▶ What is being asked: Repeat the lines below exactly as they appear, but leave out the images.

▶ Information supplied:
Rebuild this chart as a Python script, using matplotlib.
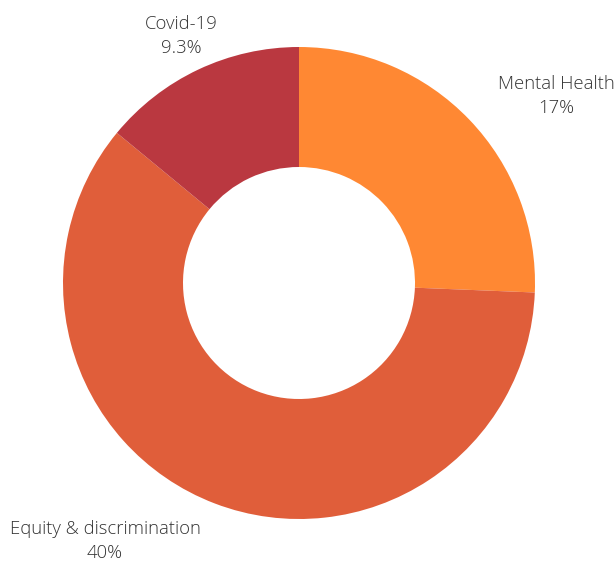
import matplotlib.pyplot as plt

# Dados
categorias = ['Mental Health', 'Equity & discrimination', 'Covid-19']
valores = [17, 40, 9.3]
rotulos_pct = ['17%', '40%', '9.3%']
cores = ['#FF8833', '#E05E3A', '#BA3840']

plt.rcParams['font.family'] = ['Open Sans', 'DejaVu Sans']

fig = plt.figure(figsize=(6.16, 5.63), dpi=100)
ax = fig.add_axes([0, 0, 1, 1])

# Rosca
ax.pie(valores, colors=cores, startangle=90, counterclock=False,
       center=(299, 280), radius=236, frame=True,
       wedgeprops=dict(width=120, linewidth=0))
ax.set_xlim(0, 616)
ax.set_ylim(0, 563)
ax.set_aspect('equal')
ax.axis('off')

# Rótulos
posicoes = [(556, 467), (105, 22), (181, 527)]
for nome, pct, (x, y) in zip(categorias, rotulos_pct, posicoes):
    ax.text(x, y, f'{nome}\n{pct}', ha='center', va='center', fontsize=13.3,
            color='#333333', fontweight='light', linespacing=1.42)

plt.savefig('out.png', dpi=100)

▶ Reply to the task:
Rebuild this chart as a Python script, using matplotlib.
import matplotlib.pyplot as plt

# Dados
categorias = ['Mental Health', 'Equity & discrimination', 'Covid-19']
valores = [17, 40, 9.3]
rotulos_pct = ['17%', '40%', '9.3%']
cores = ['#FF8833', '#E05E3A', '#BA3840']

plt.rcParams['font.family'] = ['Open Sans', 'DejaVu Sans']

fig = plt.figure(figsize=(6.16, 5.63), dpi=100)
ax = fig.add_axes([0, 0, 1, 1])

# Rosca
ax.pie(valores, colors=cores, startangle=90, counterclock=False,
       center=(299, 280), radius=236, frame=True,
       wedgeprops=dict(width=120, linewidth=0))
ax.set_xlim(0, 616)
ax.set_ylim(0, 563)
ax.set_aspect('equal')
ax.axis('off')

# Rótulos
posicoes = [(556, 467), (105, 22), (181, 527)]
for nome, pct, (x, y) in zip(categorias, rotulos_pct, posicoes):
    ax.text(x, y, f'{nome}\n{pct}', ha='center', va='center', fontsize=13.3,
            color='#333333', fontweight='light', linespacing=1.42)

plt.savefig('out.png', dpi=100)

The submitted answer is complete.